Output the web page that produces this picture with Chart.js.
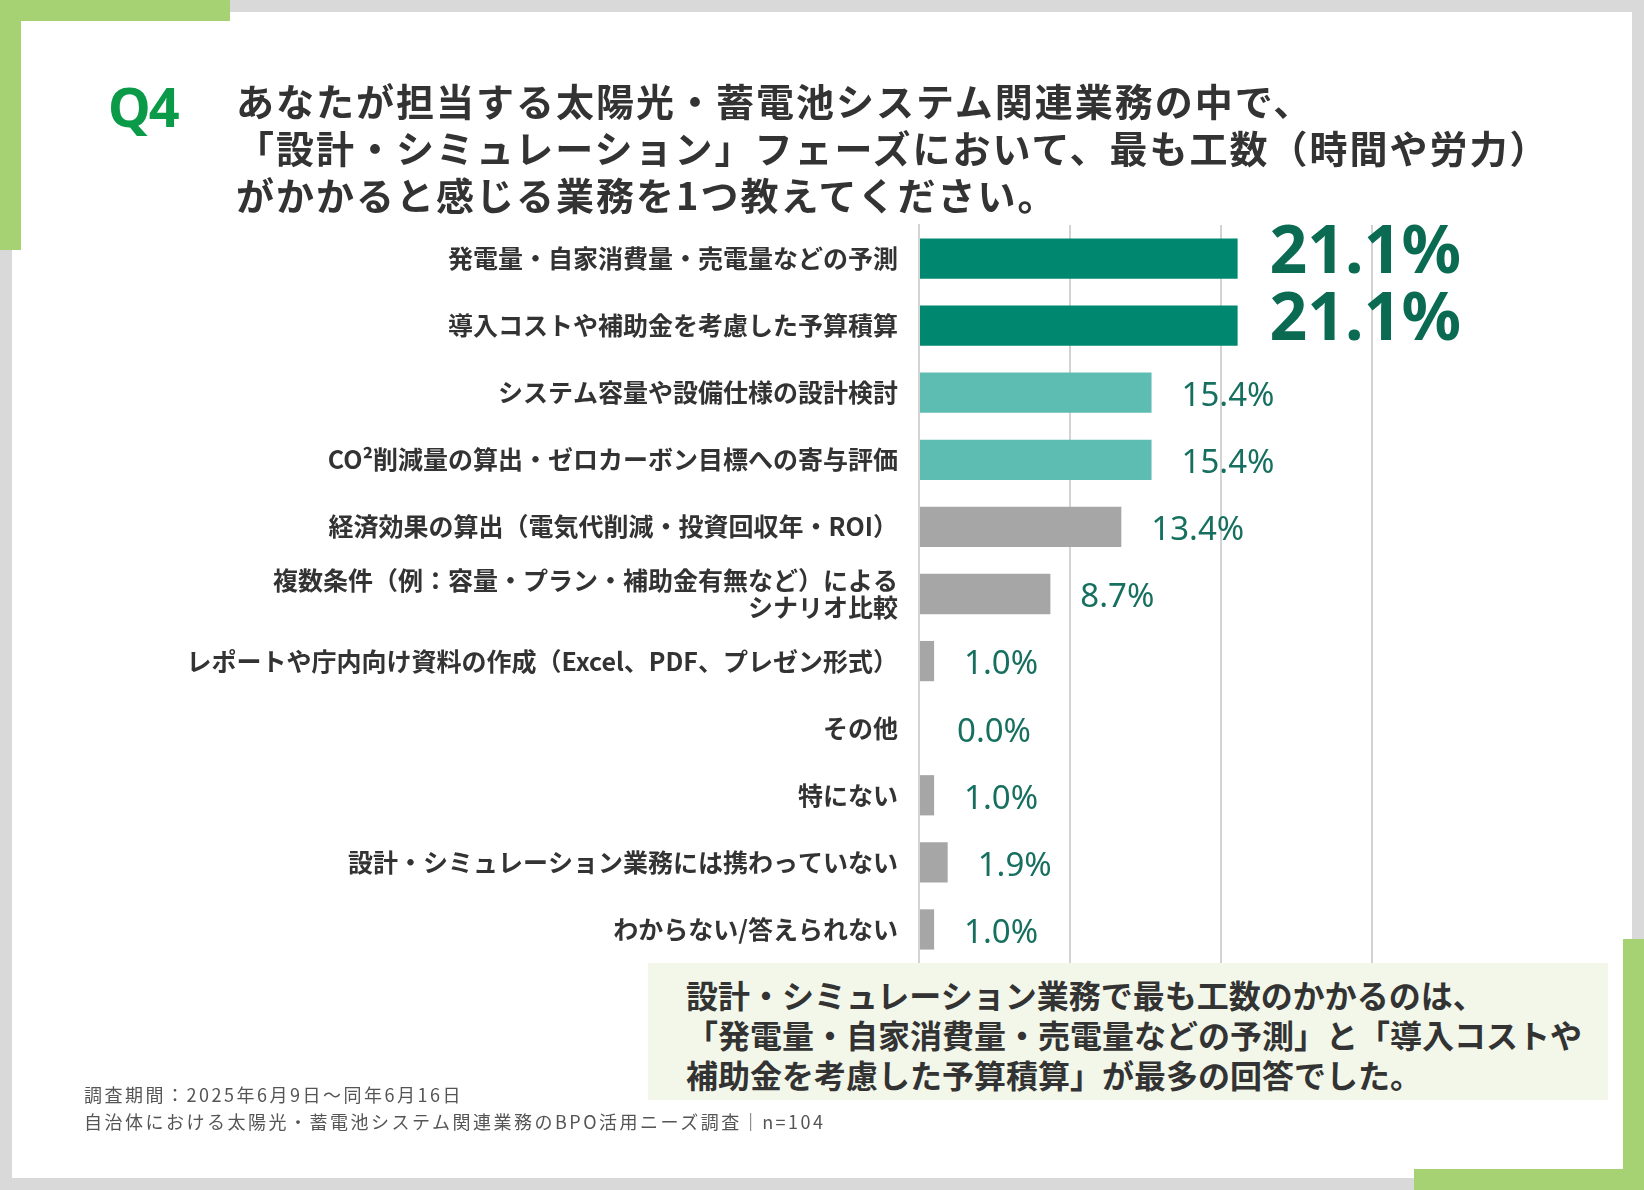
<!DOCTYPE html>
<html lang="ja">
<head>
<meta charset="utf-8">
<script src="https://cdn.jsdelivr.net/npm/chart.js@4.4.1/dist/chart.umd.min.js"></script>
<style>
  html, body { margin: 0; padding: 0; }
  body { width: 1644px; height: 1190px; position: relative; background: #d9d9d9; overflow: hidden;
         font-family: "Noto Sans CJK JP", "Noto Sans", sans-serif; }
  .card { position: absolute; left: 12px; top: 12px; width: 1620px; height: 1166px; background: #fff; }
  .green { position: absolute; background: #a6d273; }
  #chart { position: absolute; left: 0; top: 0; z-index: 2; }
  .q { position: absolute; left: 108px; top: 69px; font: bold 54px "Noto Sans", sans-serif; color: #0a9a48; letter-spacing: -2px; z-index: 3; }
  .title { position: absolute; left: 236px; top: 76px; font-weight: bold; font-size: 38px; line-height: 47px; color: #333; letter-spacing: 2px; z-index: 3; white-space: nowrap; }
  .note { position: absolute; left: 648px; top: 963px; width: 960px; height: 137px; background: #f2f7ea; z-index: 3; }
  .note div { position: absolute; left: 38px; top: 11px; font-weight: bold; font-size: 32px; line-height: 40px; color: #333; letter-spacing: 0px; white-space: nowrap; }
  .foot { position: absolute; left: 84px; top: 1081px; font-size: 18px; line-height: 27px; color: #555; letter-spacing: 2.5px; z-index: 3; white-space: nowrap; }
</style>
</head>
<body>
<div class="card"></div>
<div class="green" style="left:0;top:0;width:230px;height:21px"></div>
<div class="green" style="left:0;top:0;width:21px;height:250px"></div>
<div class="green" style="left:1623px;top:939px;width:21px;height:251px"></div>
<div class="green" style="left:1414px;top:1169px;width:230px;height:21px"></div>

<div class="q">Q4</div>
<div class="title">あなたが担当する太陽光・蓄電池システム関連業務の中で、<br>「設計・シミュレーション」フェーズにおいて、最も工数（時間や労力）<br>がかかると感じる業務を1つ教えてください。</div>

<canvas id="chart" width="1644" height="1190"></canvas>

<div class="note"><div>設計・シミュレーション業務で最も工数のかかるのは、<br>「発電量・自家消費量・売電量などの予測」と「導入コストや<br>補助金を考慮した予算積算」が最多の回答でした。</div></div>

<div class="foot">調査期間：2025年6月9日〜同年6月16日<br>自治体における太陽光・蓄電池システム関連業務のBPO活用ニーズ調査｜n=104</div>

<script>
// DATA

const categories = [
  "発電量・自家消費量・売電量などの予測",
  "導入コストや補助金を考慮した予算積算",
  "システム容量や設備仕様の設計検討",
  "CO²削減量の算出・ゼロカーボン目標への寄与評価",
  "経済効果の算出（電気代削減・投資回収年・ROI）",
  ["複数条件（例：容量・プラン・補助金有無など）による", "シナリオ比較"],
  "レポートや庁内向け資料の作成（Excel、PDF、プレゼン形式）",
  "その他",
  "特にない",
  "設計・シミュレーション業務には携わっていない",
  "わからない/答えられない"
];

const shares = [21.1, 21.1, 15.4, 15.4, 13.4, 8.7, 1.0, 0.0, 1.0, 1.9, 1.0];

const barColors = [
  "#00876f", "#00876f", "#5dbdb2", "#5dbdb2",
  "#a6a6a6", "#a6a6a6", "#a6a6a6", "#a6a6a6", "#a6a6a6", "#a6a6a6", "#a6a6a6"
];

const axisMax = 30;


// VALUE LABELS

const valueLabels = {
  id: "valueLabels",
  afterDatasetsDraw(chart) {
    const ctx = chart.ctx;
    const meta = chart.getDatasetMeta(0);
    ctx.save();
    ctx.textAlign = "left";
    ctx.textBaseline = "middle";
    meta.data.forEach((bar, i) => {
      const text = shares[i].toFixed(1) + "%";
      if (i < 2) {
        ctx.font = "bold 66px 'Noto Sans'";
        ctx.fillStyle = "#0b6b52";
        ctx.fillText(text, bar.x + 32, bar.y - 4);
      } else {
        ctx.font = "33px 'Noto Sans'";
        ctx.fillStyle = "#17705f";
        ctx.fillText(text, bar.x + (shares[i] === 0 ? 38 : 30), bar.y + 4);
      }
    });
    ctx.restore();
  }
};


// CHART

new Chart(document.getElementById("chart"), {
  type: "bar",
  data: {
    labels: categories,
    datasets: [{
      data: shares,
      backgroundColor: barColors,
      barPercentage: 0.6,
      categoryPercentage: 1
    }]
  },
  options: {
    indexAxis: "y",
    responsive: false,
    animation: false,
    devicePixelRatio: 1,
    layout: { padding: { top: 225, bottom: 227, left: 0, right: 272 } },
    plugins: {
      legend: { display: false },
      tooltip: { enabled: false }
    },
    scales: {
      x: {
        min: 0,
        max: axisMax,
        ticks: { display: false, stepSize: 10 },
        grid: { color: "#d3d3d3", lineWidth: 2, drawTicks: false },
        border: { display: false },
        afterFit(scale) { scale.height = 0; }
      },
      y: {
        grid: { display: false, drawTicks: false },
        border: { color: "#d3d3d3", width: 2 },
        ticks: {
          color: "#333",
          padding: 21,
          font: { family: "'Noto Sans CJK JP'", size: 25, weight: "bold", lineHeight: 1.1 }
        },
        afterFit(scale) { scale.width = 919; }
      }
    }
  },
  plugins: [valueLabels]
});
</script>
</body>
</html>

▬▬▬▬▬▬▬▬▬▬

## GIVEN TASK
Repeat verbatim all the material, but not the pictures.

## SOLUTION
Output the web page that produces this picture with Chart.js.
<!DOCTYPE html>
<html lang="ja">
<head>
<meta charset="utf-8">
<script src="https://cdn.jsdelivr.net/npm/chart.js@4.4.1/dist/chart.umd.min.js"></script>
<style>
  html, body { margin: 0; padding: 0; }
  body { width: 1644px; height: 1190px; position: relative; background: #d9d9d9; overflow: hidden;
         font-family: "Noto Sans CJK JP", "Noto Sans", sans-serif; }
  .card { position: absolute; left: 12px; top: 12px; width: 1620px; height: 1166px; background: #fff; }
  .green { position: absolute; background: #a6d273; }
  #chart { position: absolute; left: 0; top: 0; z-index: 2; }
  .q { position: absolute; left: 108px; top: 69px; font: bold 54px "Noto Sans", sans-serif; color: #0a9a48; letter-spacing: -2px; z-index: 3; }
  .title { position: absolute; left: 236px; top: 76px; font-weight: bold; font-size: 38px; line-height: 47px; color: #333; letter-spacing: 2px; z-index: 3; white-space: nowrap; }
  .note { position: absolute; left: 648px; top: 963px; width: 960px; height: 137px; background: #f2f7ea; z-index: 3; }
  .note div { position: absolute; left: 38px; top: 11px; font-weight: bold; font-size: 32px; line-height: 40px; color: #333; letter-spacing: 0px; white-space: nowrap; }
  .foot { position: absolute; left: 84px; top: 1081px; font-size: 18px; line-height: 27px; color: #555; letter-spacing: 2.5px; z-index: 3; white-space: nowrap; }
</style>
</head>
<body>
<div class="card"></div>
<div class="green" style="left:0;top:0;width:230px;height:21px"></div>
<div class="green" style="left:0;top:0;width:21px;height:250px"></div>
<div class="green" style="left:1623px;top:939px;width:21px;height:251px"></div>
<div class="green" style="left:1414px;top:1169px;width:230px;height:21px"></div>

<div class="q">Q4</div>
<div class="title">あなたが担当する太陽光・蓄電池システム関連業務の中で、<br>「設計・シミュレーション」フェーズにおいて、最も工数（時間や労力）<br>がかかると感じる業務を1つ教えてください。</div>

<canvas id="chart" width="1644" height="1190"></canvas>

<div class="note"><div>設計・シミュレーション業務で最も工数のかかるのは、<br>「発電量・自家消費量・売電量などの予測」と「導入コストや<br>補助金を考慮した予算積算」が最多の回答でした。</div></div>

<div class="foot">調査期間：2025年6月9日〜同年6月16日<br>自治体における太陽光・蓄電池システム関連業務のBPO活用ニーズ調査｜n=104</div>

<script>
// DATA

const categories = [
  "発電量・自家消費量・売電量などの予測",
  "導入コストや補助金を考慮した予算積算",
  "システム容量や設備仕様の設計検討",
  "CO²削減量の算出・ゼロカーボン目標への寄与評価",
  "経済効果の算出（電気代削減・投資回収年・ROI）",
  ["複数条件（例：容量・プラン・補助金有無など）による", "シナリオ比較"],
  "レポートや庁内向け資料の作成（Excel、PDF、プレゼン形式）",
  "その他",
  "特にない",
  "設計・シミュレーション業務には携わっていない",
  "わからない/答えられない"
];

const shares = [21.1, 21.1, 15.4, 15.4, 13.4, 8.7, 1.0, 0.0, 1.0, 1.9, 1.0];

const barColors = [
  "#00876f", "#00876f", "#5dbdb2", "#5dbdb2",
  "#a6a6a6", "#a6a6a6", "#a6a6a6", "#a6a6a6", "#a6a6a6", "#a6a6a6", "#a6a6a6"
];

const axisMax = 30;


// VALUE LABELS

const valueLabels = {
  id: "valueLabels",
  afterDatasetsDraw(chart) {
    const ctx = chart.ctx;
    const meta = chart.getDatasetMeta(0);
    ctx.save();
    ctx.textAlign = "left";
    ctx.textBaseline = "middle";
    meta.data.forEach((bar, i) => {
      const text = shares[i].toFixed(1) + "%";
      if (i < 2) {
        ctx.font = "bold 66px 'Noto Sans'";
        ctx.fillStyle = "#0b6b52";
        ctx.fillText(text, bar.x + 32, bar.y - 4);
      } else {
        ctx.font = "33px 'Noto Sans'";
        ctx.fillStyle = "#17705f";
        ctx.fillText(text, bar.x + (shares[i] === 0 ? 38 : 30), bar.y + 4);
      }
    });
    ctx.restore();
  }
};


// CHART

new Chart(document.getElementById("chart"), {
  type: "bar",
  data: {
    labels: categories,
    datasets: [{
      data: shares,
      backgroundColor: barColors,
      barPercentage: 0.6,
      categoryPercentage: 1
    }]
  },
  options: {
    indexAxis: "y",
    responsive: false,
    animation: false,
    devicePixelRatio: 1,
    layout: { padding: { top: 225, bottom: 227, left: 0, right: 272 } },
    plugins: {
      legend: { display: false },
      tooltip: { enabled: false }
    },
    scales: {
      x: {
        min: 0,
        max: axisMax,
        ticks: { display: false, stepSize: 10 },
        grid: { color: "#d3d3d3", lineWidth: 2, drawTicks: false },
        border: { display: false },
        afterFit(scale) { scale.height = 0; }
      },
      y: {
        grid: { display: false, drawTicks: false },
        border: { color: "#d3d3d3", width: 2 },
        ticks: {
          color: "#333",
          padding: 21,
          font: { family: "'Noto Sans CJK JP'", size: 25, weight: "bold", lineHeight: 1.1 }
        },
        afterFit(scale) { scale.width = 919; }
      }
    }
  },
  plugins: [valueLabels]
});
</script>
</body>
</html>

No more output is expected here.